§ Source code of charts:
______________________________
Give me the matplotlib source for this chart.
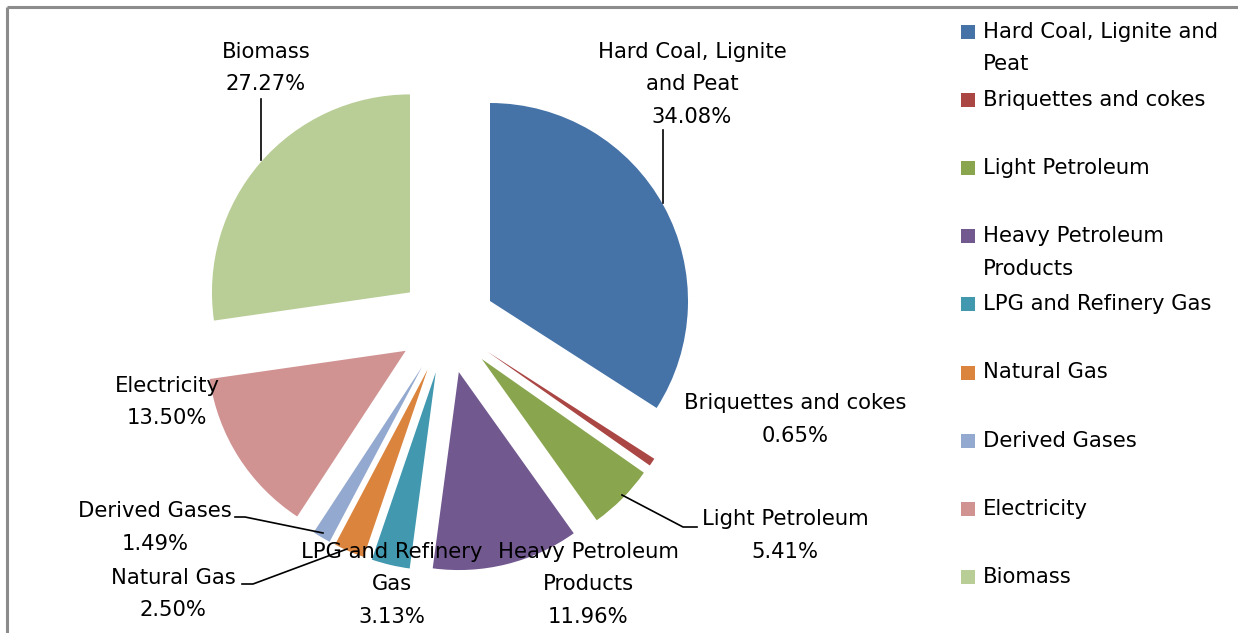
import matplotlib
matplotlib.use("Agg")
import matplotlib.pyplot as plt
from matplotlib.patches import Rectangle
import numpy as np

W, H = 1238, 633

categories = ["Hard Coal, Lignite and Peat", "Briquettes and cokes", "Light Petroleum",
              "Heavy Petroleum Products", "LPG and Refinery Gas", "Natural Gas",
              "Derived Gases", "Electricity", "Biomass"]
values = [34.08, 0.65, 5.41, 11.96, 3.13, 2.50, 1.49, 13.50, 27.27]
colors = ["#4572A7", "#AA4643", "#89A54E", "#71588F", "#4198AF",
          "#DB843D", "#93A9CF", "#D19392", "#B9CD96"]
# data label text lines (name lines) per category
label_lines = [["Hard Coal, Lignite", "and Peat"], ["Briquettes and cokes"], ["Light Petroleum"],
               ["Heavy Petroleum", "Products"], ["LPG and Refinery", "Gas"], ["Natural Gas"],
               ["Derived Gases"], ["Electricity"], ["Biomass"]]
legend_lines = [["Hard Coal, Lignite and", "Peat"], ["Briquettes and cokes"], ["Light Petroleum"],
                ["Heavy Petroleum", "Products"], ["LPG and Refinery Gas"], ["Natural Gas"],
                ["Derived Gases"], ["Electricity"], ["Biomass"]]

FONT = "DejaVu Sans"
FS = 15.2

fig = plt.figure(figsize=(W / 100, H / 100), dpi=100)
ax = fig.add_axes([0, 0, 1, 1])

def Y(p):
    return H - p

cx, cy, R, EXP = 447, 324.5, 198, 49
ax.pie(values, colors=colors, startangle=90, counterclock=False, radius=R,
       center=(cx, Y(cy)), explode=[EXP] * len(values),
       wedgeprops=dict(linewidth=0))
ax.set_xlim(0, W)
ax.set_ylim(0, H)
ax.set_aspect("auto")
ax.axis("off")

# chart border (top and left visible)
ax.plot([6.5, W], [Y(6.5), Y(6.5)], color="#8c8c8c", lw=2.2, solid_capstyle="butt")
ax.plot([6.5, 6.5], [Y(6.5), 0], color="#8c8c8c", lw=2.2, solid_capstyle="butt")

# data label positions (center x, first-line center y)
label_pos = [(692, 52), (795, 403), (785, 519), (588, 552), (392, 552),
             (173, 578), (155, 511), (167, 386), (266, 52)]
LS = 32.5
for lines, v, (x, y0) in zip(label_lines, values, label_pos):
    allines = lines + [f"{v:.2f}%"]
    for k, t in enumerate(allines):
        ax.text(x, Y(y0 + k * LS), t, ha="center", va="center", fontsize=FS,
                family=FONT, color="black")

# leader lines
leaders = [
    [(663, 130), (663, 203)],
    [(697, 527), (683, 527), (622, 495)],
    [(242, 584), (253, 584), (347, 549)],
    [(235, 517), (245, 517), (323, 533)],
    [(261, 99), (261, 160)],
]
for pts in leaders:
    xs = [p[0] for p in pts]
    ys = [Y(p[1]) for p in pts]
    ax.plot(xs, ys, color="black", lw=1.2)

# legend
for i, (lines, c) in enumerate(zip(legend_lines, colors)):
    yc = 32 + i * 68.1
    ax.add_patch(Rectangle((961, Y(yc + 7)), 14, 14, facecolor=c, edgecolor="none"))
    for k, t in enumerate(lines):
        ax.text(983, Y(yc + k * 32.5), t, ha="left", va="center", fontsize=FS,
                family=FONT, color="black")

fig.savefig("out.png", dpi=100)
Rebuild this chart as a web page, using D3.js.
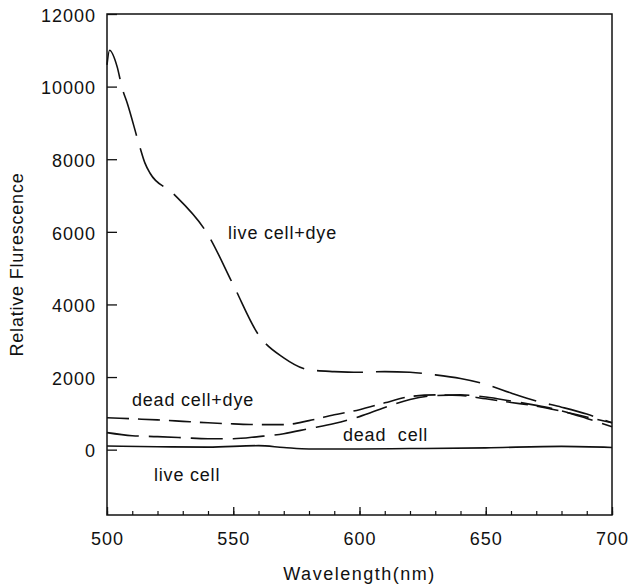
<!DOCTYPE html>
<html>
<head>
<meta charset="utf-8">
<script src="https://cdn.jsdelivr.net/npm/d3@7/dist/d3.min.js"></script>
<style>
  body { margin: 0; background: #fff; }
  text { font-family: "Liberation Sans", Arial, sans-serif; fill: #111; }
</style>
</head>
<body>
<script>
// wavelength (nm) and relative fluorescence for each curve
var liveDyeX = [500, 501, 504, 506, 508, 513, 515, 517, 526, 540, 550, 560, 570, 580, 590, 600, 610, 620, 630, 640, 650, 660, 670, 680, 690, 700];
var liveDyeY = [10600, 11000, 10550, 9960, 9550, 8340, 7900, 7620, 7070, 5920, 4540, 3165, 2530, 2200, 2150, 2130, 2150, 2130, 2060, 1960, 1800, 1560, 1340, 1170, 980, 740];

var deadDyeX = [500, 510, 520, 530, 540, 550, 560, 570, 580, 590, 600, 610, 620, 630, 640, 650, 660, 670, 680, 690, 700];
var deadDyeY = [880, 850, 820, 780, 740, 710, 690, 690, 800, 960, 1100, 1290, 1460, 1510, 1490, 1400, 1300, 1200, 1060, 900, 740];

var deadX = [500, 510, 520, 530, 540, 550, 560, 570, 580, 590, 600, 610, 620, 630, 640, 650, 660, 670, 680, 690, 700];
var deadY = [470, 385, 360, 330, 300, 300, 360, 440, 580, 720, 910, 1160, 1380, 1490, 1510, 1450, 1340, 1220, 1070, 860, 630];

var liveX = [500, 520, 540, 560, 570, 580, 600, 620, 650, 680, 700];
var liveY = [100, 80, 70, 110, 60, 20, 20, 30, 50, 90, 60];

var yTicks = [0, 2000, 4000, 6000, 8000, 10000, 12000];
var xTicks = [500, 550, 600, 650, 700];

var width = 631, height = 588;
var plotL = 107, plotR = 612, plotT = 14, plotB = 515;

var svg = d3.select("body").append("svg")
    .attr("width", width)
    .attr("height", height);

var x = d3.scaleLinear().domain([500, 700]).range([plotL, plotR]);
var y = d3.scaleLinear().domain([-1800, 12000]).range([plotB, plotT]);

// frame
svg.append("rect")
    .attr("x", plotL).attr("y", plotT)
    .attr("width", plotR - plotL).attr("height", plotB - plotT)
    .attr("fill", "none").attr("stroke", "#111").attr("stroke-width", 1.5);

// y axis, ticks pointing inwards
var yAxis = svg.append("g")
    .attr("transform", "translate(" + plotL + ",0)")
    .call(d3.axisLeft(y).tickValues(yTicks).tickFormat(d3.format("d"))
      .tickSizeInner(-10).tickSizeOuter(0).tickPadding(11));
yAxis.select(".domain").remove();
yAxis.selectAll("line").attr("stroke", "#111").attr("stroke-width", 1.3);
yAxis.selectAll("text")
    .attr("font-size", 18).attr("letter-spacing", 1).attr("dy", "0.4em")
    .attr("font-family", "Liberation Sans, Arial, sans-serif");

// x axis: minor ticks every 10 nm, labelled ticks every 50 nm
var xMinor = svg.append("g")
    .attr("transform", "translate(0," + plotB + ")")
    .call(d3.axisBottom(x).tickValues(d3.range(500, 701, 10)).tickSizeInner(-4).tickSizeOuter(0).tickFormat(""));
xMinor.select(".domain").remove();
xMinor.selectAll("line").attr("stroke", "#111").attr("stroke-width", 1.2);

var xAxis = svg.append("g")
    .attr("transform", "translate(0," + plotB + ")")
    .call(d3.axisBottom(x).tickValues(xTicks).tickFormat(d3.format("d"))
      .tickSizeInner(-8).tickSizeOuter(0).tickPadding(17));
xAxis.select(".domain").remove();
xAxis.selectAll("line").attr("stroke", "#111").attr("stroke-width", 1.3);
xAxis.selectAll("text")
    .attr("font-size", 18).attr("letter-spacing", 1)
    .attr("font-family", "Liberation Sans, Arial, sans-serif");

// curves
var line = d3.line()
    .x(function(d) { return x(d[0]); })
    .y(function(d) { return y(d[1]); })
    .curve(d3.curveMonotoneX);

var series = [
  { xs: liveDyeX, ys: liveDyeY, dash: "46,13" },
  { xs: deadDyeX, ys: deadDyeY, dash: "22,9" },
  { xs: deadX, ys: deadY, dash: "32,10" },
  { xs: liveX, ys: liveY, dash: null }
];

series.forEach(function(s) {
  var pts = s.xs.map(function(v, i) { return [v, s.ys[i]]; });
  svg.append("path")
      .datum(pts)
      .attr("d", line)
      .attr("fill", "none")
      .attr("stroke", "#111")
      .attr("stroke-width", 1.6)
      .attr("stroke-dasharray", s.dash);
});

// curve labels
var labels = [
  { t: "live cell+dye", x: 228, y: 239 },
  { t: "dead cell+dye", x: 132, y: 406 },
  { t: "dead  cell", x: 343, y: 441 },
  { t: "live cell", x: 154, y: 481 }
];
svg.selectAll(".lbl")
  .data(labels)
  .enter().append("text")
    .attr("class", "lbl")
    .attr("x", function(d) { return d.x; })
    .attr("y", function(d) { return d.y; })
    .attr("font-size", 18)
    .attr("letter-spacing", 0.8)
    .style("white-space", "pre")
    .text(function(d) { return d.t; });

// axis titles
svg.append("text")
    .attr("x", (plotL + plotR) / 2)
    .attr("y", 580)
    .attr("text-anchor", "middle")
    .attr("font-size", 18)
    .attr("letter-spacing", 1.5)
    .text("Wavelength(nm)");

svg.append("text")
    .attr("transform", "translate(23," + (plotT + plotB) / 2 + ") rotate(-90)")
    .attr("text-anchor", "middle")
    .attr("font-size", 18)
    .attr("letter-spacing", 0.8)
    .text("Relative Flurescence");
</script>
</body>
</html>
______________________________
§ Short task: Starting at the first line of the entries, restate word for word everything through the line that holds "ax = fig.add_axes([0, 0, 1, 1])", both ends included, but omit any pictures.

§ Written answer:
Give me the matplotlib source for this chart.
import matplotlib
matplotlib.use("Agg")
import matplotlib.pyplot as plt
from matplotlib.patches import Rectangle
import numpy as np

W, H = 1238, 633

categories = ["Hard Coal, Lignite and Peat", "Briquettes and cokes", "Light Petroleum",
              "Heavy Petroleum Products", "LPG and Refinery Gas", "Natural Gas",
              "Derived Gases", "Electricity", "Biomass"]
values = [34.08, 0.65, 5.41, 11.96, 3.13, 2.50, 1.49, 13.50, 27.27]
colors = ["#4572A7", "#AA4643", "#89A54E", "#71588F", "#4198AF",
          "#DB843D", "#93A9CF", "#D19392", "#B9CD96"]
# data label text lines (name lines) per category
label_lines = [["Hard Coal, Lignite", "and Peat"], ["Briquettes and cokes"], ["Light Petroleum"],
               ["Heavy Petroleum", "Products"], ["LPG and Refinery", "Gas"], ["Natural Gas"],
               ["Derived Gases"], ["Electricity"], ["Biomass"]]
legend_lines = [["Hard Coal, Lignite and", "Peat"], ["Briquettes and cokes"], ["Light Petroleum"],
                ["Heavy Petroleum", "Products"], ["LPG and Refinery Gas"], ["Natural Gas"],
                ["Derived Gases"], ["Electricity"], ["Biomass"]]

FONT = "DejaVu Sans"
FS = 15.2

fig = plt.figure(figsize=(W / 100, H / 100), dpi=100)
ax = fig.add_axes([0, 0, 1, 1])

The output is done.